You are correct. The domain of the function is all positive real numbers other than $1$ and is not defined at $x< 0; x=0;$ or $x=1$.
As such your graphing calculator should have omitted $x=1$ in the graph and graphed the function with "holes".
Your attempt to solve by claiming $\log_x M = K \implies x^K = M$ is making the assumption that $x$ is a legitimate base for a logarithm. In other words in attempting to solve at all you are immediately beginning by assuming $x>0$ and $x\ne 1$.

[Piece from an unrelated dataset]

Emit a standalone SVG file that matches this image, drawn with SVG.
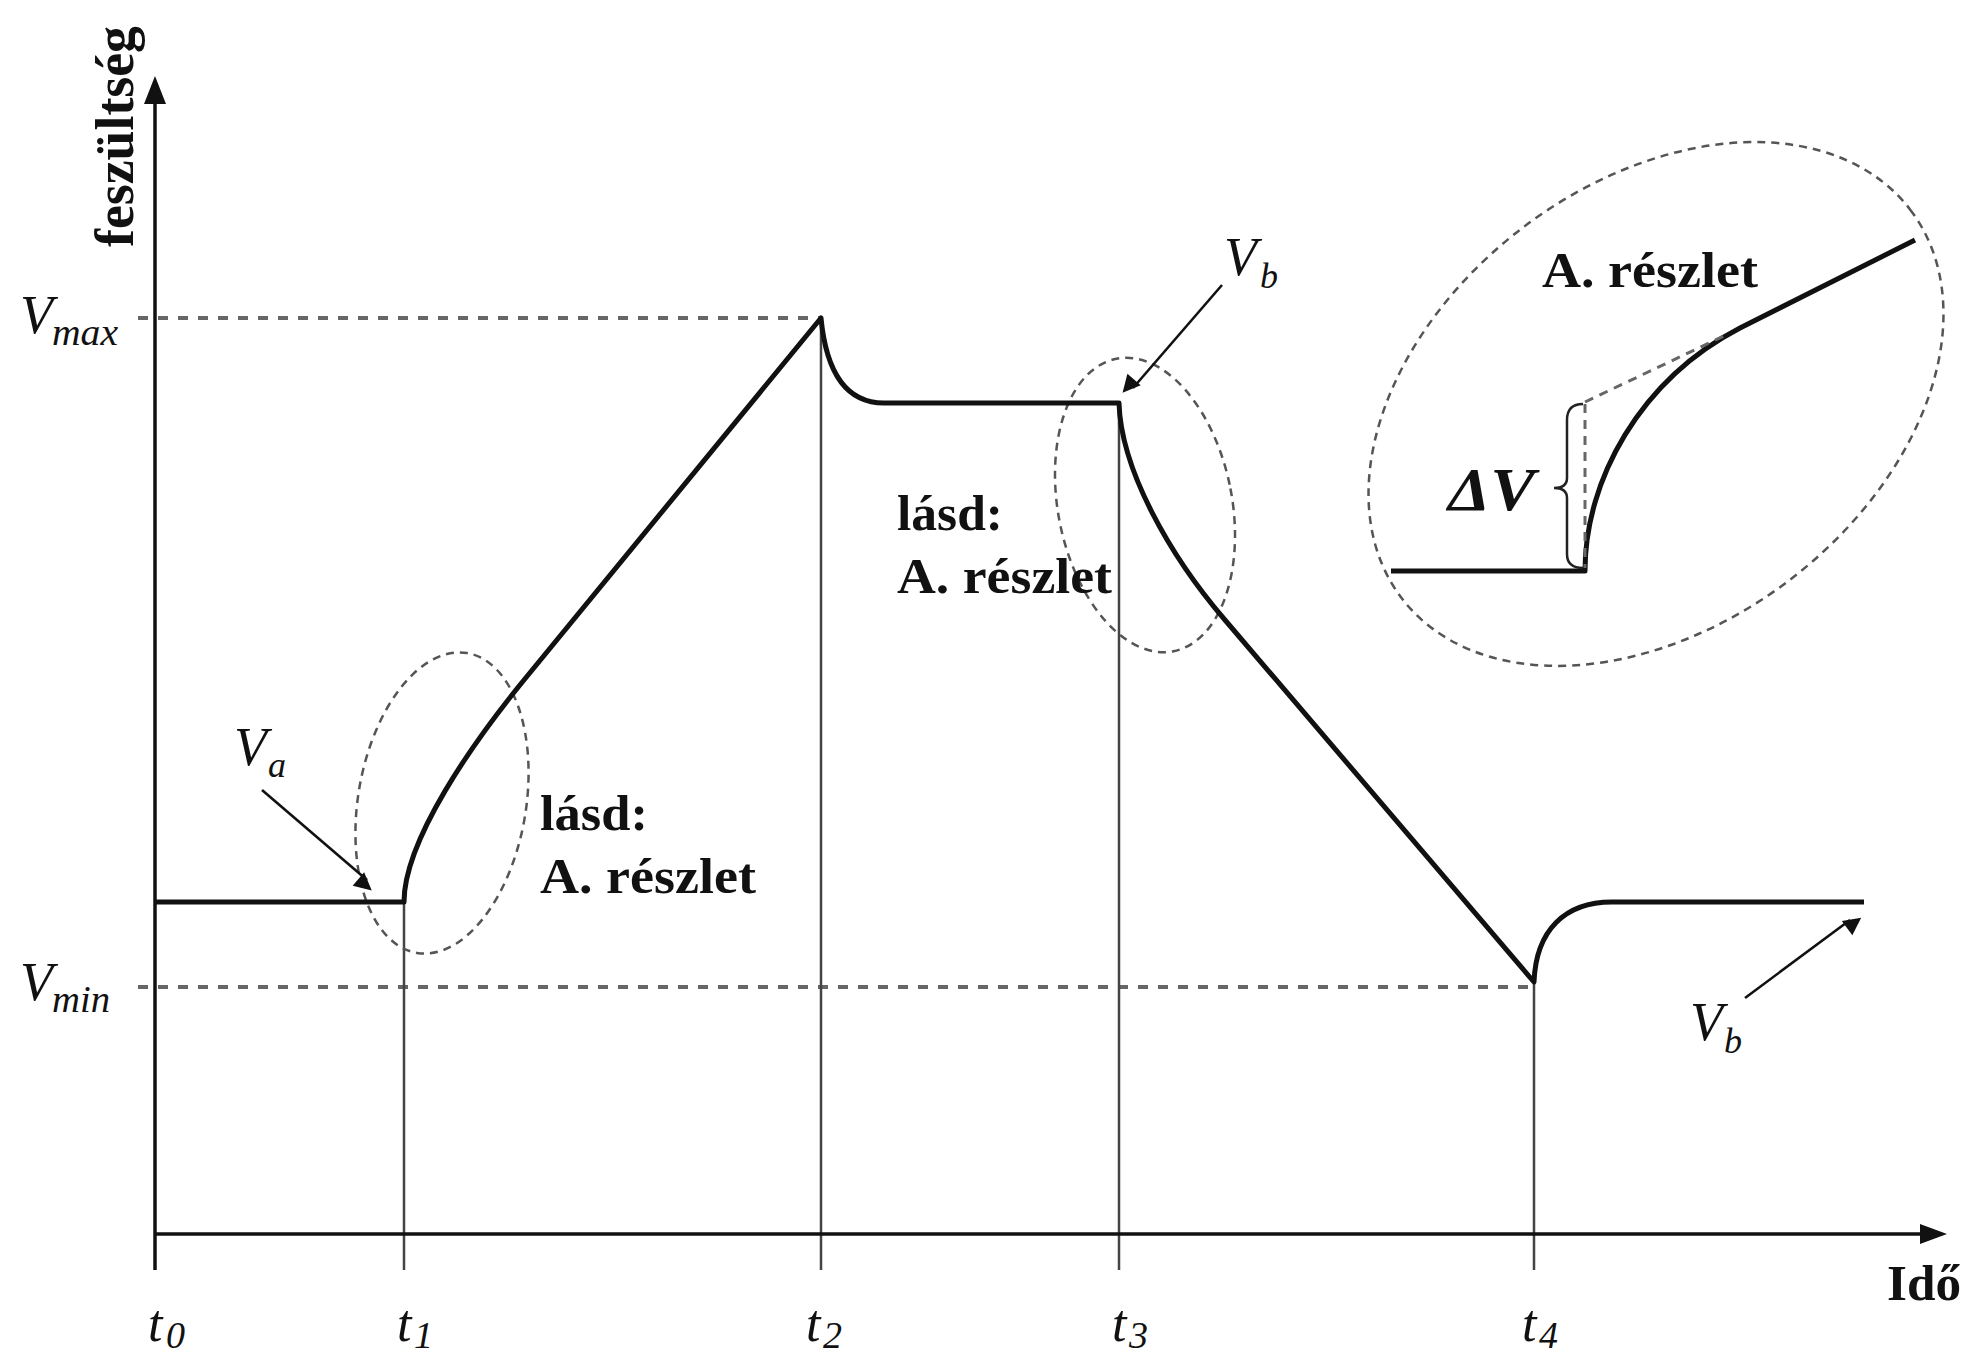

So $2x^{x-2} -1 = x^{2x-4}$ does not have such restriction we have slipped in the possibility of extraneous roots. (Actually it has the restriction that $x \ne 0$ as $0^{neg}$ is undefined but that's another issue).

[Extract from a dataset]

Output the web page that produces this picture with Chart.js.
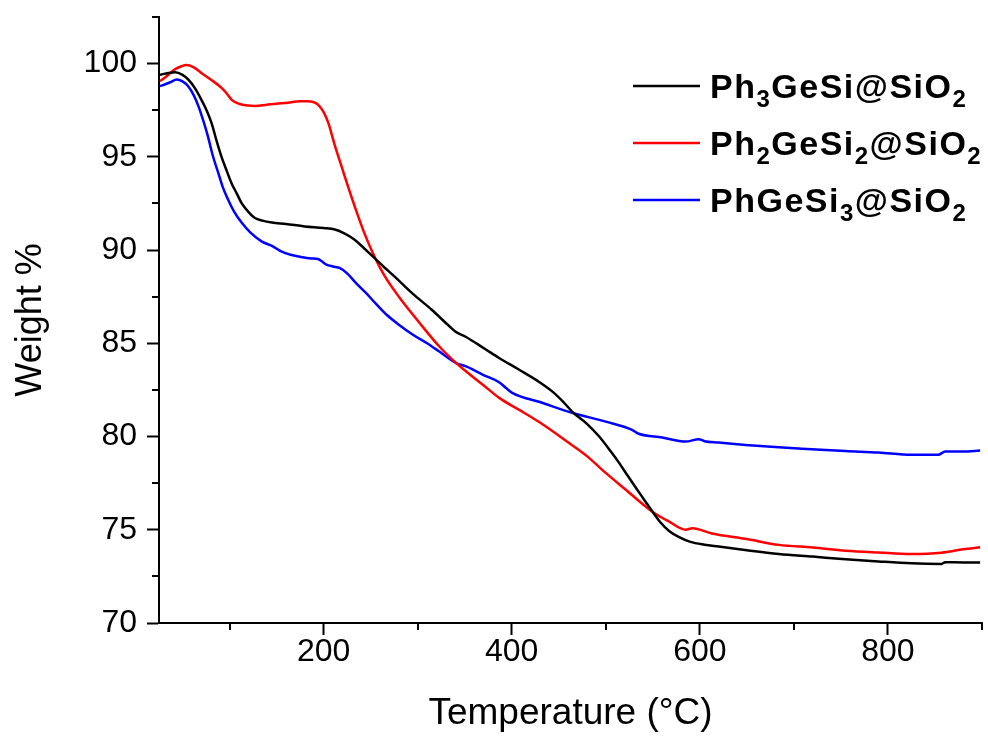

So when you get $x = 1$ or $x=2$ (actually, how did you get that? Oh, no matter. It's not pertinent to the point I am trying to make) we must check for extraneous roots. We must omit any solutions of $x \le 0$ or $x = 1$.
....
This is similar in theory to trying to solve $\frac {x^2-5x +6}{x-3}= 1$ and either doing $\frac {x^2-5x +6}{x-3} = x-2$ (except when $x=3$ where it is undefined) and concluding $x-2 =1$ so $x=3$ (ahem... I said except when $x=3$....) or by doing $x^2-5x+6 = x-3$ so $x^2 -6 + 9 =(x-3)^2 =0$ so $x=3$ (by multiplying both sides by $x-3$ I slipped in the extraneous possibility that $x=3$).